About 98 percent of creditors had voted in favor of the plan, and 19 outstanding objections were resolved or overruled in a hearing Tuesday that lasted almost four hours. The company’s wind-down plan will become effective April 30.

“In 10 days it will be the anniversary of the filing,” Jeffrey Ellman, a Chrysler attorney, told Gonzalez, saying it was difficult to reach consensus on a wind-down plan for such a large company. He also spoke of the “extraordinary circumstances in which the bankruptcy was filed, for the company, the economy, and the country.”

“Extensive amounts of time have been spent to develop funding for the liquidation plan,” he added.

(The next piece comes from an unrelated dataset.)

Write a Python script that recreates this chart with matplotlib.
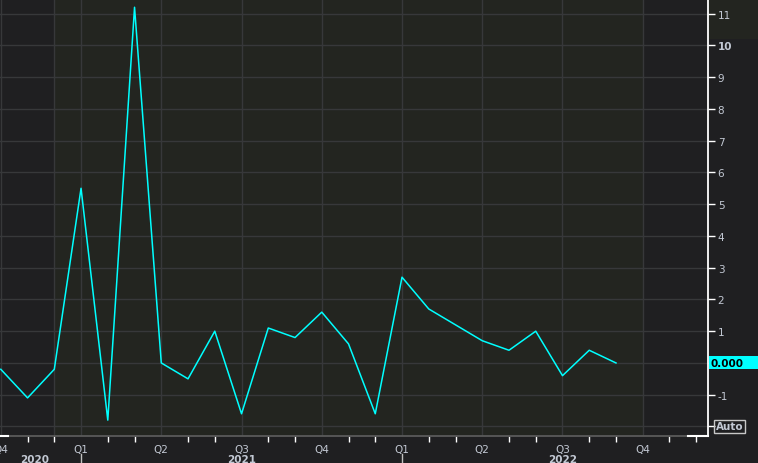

Ellman had said at a Jan. 21 hearing that a key issue was whether the company would have enough money to liquidate its remaining assets, given the U.S. had allotted only $260 million for wind-down costs.

The plan approved today was updated to include a $15 million “environmental reserve” to cover cleanup costs for hazardous waste at properties that Chrysler may not be able to sell, Ellman told Gonzalez. He said that of 21 properties that remained in bankruptcy, 10 had been sold, and six are in contract to be sold. The $15 million came out of the $260 million that the U.S. had already set aside, he said.

Objections resolved during the hearing included one from the Wisconsin Department of Natural Resources, which was given permission to sue a trust, called the “environmental reserve,” if Chrysler doesn’t comply with environmental orders at a site of its old facility in Kenosha, Wisconsin.

Michigan’s Natural Resources Department, which had objected based on the lack of funds to clean up potentially hazardous materials at one old manufacturing facility, at 6700 Lynch Road in Detroit, withdrew its objection. Under an agreement, Chrysler will create a trust funded with $500,000 for the property, according to court documents.

Under an outline already approved by Gonzalez Jan. 21, the remainder of the company will wind down, giving the U.S. no predicted recovery on its $5 billion loan under the Troubled Asset Relief Program. The U.S. and Canadian governments may receive a small recovery from liquidated assets such as the sale of Chrysler’s employee cars.

A $4 billion loan prior to the bankruptcy was increased to $5 billion, and the U.S. can make a credit bid on any assets that are to be sold, according to the wind-down plan. Creditors with “other secured claims” are estimated to get all of the $20.6 million they are owed. The recovery for unsecured claims is “undetermined.”

U.S. taxpayers are likely to lose $30.4 billion of their total $81.1 billion investment in Chrysler, General Motors and auto-supply companies, according to a December report from the Government Accountability Office. At the time, taxpayers’ net investment in Chrysler was $14.3 billion, according to the GAO.

Investors who had challenged the bankruptcy sale, including the Indiana State Police Pension Trust, had argued that Treasury Secretary Timothy Geithner violated the Constitution by using TARP money to finance the sale, and had their arguments overruled in the appeals court.

Recovery for unsecured creditors will come from any proceeds of litigation with Daimler. According to court documents, the suit on behalf of Old Carco names individual defendants for breach of fiduciary duty, and Daimler for aiding and abetting a breach of fiduciary duty.

Chrysler’s creditors sued Daimler in August, seeking unspecified “billions” that Daimler allegedly stripped from the automaker in 2007, just before selling it to Cerberus Capital Management LP. Daimler knew in 2006 that Chrysler was a failure, burdened with debt and declining sales, creditors alleged. They seek a jury trial to determine damages.

Chrysler Group LLC, a new company that bought some assets of Chrysler LLC, was created on June 10 and is 20 percent-owned by Fiat.